Set exercise: Find the number of lines in these records where the word "Apache" appears. Reply with that number and nothing more.

* Begin Material for this exercise *

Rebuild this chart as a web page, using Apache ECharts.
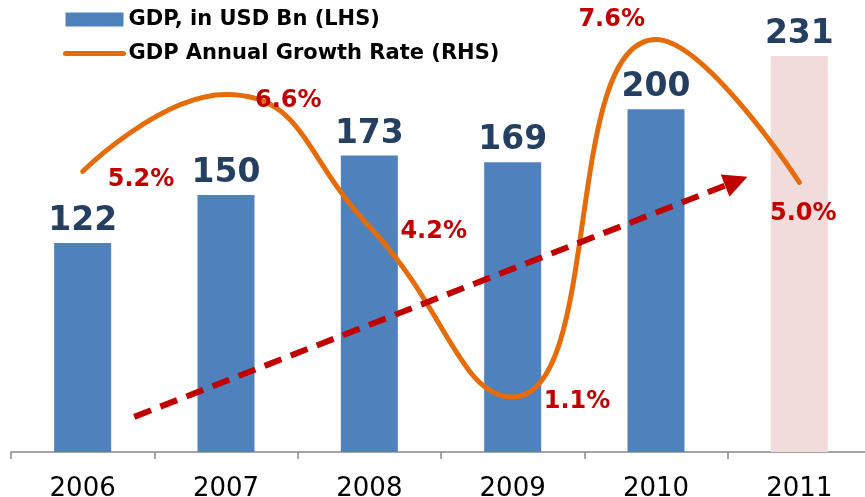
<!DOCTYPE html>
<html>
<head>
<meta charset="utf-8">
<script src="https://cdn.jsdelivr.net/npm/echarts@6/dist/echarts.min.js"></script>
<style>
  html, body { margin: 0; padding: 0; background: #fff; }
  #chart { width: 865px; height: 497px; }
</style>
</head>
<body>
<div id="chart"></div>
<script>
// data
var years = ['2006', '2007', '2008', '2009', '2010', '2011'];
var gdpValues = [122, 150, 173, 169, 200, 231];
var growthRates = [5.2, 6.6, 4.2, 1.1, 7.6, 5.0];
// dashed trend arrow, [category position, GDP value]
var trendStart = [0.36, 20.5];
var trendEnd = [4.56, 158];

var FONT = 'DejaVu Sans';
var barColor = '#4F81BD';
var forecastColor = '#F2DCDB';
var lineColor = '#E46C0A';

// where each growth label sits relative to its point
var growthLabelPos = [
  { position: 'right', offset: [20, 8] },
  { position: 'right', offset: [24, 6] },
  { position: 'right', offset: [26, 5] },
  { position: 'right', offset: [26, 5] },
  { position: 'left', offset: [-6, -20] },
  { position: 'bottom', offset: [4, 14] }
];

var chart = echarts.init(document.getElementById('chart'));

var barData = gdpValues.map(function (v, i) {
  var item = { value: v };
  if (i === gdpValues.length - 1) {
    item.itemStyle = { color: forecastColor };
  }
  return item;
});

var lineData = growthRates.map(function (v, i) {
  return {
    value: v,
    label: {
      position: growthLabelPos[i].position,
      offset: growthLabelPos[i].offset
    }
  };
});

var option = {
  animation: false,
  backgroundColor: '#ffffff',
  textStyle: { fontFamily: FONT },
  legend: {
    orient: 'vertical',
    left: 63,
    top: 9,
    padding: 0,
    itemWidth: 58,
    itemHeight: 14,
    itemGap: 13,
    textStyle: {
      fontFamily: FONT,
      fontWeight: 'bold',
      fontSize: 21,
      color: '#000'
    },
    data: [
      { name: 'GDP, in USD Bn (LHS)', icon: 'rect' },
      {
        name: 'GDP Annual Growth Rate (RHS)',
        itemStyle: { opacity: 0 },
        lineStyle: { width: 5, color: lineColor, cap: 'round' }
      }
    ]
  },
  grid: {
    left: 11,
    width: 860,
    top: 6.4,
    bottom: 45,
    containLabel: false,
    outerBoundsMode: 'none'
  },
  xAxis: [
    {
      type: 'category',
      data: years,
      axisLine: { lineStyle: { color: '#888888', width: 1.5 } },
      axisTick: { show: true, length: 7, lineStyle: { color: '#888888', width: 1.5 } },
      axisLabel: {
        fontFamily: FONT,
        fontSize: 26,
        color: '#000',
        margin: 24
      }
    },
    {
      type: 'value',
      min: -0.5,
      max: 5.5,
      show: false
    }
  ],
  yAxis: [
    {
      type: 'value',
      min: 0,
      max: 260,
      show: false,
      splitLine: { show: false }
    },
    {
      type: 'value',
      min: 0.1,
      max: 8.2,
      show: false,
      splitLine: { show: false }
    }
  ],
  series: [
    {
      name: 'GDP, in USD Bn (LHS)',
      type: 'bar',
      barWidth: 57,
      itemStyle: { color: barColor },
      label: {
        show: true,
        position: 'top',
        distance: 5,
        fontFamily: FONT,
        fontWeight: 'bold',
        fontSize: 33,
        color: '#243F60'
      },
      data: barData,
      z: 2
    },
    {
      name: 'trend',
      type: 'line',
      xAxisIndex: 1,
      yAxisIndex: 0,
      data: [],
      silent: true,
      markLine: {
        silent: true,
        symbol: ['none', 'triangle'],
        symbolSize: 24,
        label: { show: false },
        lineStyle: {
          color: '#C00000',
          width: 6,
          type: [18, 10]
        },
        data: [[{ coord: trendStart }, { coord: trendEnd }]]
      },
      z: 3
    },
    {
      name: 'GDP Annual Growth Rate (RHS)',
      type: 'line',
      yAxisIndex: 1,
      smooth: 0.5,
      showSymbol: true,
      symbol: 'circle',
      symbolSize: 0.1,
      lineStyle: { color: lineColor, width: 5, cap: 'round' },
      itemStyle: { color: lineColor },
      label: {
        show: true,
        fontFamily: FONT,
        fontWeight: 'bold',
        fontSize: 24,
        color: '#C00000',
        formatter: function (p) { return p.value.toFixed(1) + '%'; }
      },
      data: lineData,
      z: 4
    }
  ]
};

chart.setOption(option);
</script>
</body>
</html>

* End Material for this exercise *
* Begin Material for this exercise *

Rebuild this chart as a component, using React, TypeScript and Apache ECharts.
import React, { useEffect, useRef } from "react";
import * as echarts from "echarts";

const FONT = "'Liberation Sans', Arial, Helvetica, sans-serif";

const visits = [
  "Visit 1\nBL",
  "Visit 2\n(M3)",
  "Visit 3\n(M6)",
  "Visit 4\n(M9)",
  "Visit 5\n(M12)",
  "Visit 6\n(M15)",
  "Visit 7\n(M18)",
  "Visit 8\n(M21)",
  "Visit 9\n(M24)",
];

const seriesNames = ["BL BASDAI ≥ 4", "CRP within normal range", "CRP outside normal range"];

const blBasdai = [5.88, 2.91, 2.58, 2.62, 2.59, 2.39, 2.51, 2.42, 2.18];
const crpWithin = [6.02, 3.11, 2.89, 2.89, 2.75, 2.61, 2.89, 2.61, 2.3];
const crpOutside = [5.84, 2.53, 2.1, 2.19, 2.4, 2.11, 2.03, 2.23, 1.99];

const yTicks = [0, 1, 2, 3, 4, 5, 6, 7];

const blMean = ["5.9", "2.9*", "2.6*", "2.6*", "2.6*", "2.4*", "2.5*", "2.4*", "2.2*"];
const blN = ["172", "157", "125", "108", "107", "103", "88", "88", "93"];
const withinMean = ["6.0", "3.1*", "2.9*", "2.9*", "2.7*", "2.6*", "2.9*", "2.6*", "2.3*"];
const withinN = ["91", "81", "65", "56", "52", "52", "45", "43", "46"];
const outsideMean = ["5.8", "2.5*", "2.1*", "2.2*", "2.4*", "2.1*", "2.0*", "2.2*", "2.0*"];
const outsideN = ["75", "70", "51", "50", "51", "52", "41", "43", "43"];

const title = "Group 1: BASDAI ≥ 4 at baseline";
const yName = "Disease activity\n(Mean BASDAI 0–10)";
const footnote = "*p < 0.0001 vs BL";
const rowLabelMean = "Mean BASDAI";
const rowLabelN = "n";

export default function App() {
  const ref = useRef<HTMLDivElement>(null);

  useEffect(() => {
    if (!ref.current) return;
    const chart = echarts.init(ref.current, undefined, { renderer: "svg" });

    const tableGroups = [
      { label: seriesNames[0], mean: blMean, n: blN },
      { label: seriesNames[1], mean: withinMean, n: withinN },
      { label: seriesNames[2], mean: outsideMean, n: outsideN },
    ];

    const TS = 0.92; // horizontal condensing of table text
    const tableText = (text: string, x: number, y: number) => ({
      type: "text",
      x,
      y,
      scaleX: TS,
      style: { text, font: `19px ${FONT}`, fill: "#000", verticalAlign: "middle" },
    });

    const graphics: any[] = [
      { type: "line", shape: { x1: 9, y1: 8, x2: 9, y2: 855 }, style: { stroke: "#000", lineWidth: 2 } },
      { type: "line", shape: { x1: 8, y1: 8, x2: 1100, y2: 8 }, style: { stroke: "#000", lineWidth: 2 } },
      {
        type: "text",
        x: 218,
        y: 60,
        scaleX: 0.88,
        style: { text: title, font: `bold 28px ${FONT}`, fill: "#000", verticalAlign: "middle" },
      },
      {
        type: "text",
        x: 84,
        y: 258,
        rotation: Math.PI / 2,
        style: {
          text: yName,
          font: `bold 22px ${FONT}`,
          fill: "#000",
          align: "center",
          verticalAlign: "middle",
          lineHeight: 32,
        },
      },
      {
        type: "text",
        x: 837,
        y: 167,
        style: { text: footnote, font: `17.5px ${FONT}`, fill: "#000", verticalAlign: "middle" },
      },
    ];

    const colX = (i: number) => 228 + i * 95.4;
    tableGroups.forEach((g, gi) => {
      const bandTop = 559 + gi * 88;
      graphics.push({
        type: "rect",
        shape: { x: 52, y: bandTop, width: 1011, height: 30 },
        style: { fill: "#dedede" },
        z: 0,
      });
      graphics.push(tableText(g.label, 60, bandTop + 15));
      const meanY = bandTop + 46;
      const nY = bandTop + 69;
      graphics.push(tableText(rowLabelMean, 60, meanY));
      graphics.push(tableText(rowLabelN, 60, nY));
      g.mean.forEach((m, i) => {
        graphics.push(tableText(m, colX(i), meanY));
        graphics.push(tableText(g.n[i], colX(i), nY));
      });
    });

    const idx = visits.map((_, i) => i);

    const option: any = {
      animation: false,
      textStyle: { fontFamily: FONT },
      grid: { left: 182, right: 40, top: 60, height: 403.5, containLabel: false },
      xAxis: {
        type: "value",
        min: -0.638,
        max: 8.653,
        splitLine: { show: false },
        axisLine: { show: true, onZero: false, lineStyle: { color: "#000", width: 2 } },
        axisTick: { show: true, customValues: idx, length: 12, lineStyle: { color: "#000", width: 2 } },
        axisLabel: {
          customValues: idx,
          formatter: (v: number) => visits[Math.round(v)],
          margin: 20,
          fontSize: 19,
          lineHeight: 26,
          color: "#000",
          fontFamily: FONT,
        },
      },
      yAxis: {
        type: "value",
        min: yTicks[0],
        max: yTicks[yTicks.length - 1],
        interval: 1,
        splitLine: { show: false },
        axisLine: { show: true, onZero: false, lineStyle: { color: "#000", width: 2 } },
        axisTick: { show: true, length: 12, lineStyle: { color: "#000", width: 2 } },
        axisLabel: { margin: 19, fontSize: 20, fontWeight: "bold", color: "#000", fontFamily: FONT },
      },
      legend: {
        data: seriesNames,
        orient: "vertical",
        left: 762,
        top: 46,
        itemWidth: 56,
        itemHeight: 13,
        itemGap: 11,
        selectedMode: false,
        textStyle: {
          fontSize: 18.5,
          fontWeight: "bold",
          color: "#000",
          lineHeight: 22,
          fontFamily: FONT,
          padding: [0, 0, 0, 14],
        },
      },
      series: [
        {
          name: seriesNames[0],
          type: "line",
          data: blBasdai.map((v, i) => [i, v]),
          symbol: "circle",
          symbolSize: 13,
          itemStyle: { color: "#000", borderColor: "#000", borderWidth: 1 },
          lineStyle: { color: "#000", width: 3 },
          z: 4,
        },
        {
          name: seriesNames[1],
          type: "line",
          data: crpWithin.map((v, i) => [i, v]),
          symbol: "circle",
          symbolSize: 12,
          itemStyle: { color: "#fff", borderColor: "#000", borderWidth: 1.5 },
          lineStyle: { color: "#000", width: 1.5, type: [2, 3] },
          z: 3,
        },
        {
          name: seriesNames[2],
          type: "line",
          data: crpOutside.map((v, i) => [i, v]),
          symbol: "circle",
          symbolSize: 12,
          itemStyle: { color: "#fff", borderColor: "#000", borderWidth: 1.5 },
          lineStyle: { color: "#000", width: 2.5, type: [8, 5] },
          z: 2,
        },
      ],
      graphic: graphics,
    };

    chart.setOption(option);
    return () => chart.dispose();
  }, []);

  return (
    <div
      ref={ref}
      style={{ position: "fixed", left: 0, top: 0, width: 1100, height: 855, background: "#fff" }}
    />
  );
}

* End Material for this exercise *

Completed exercise: 2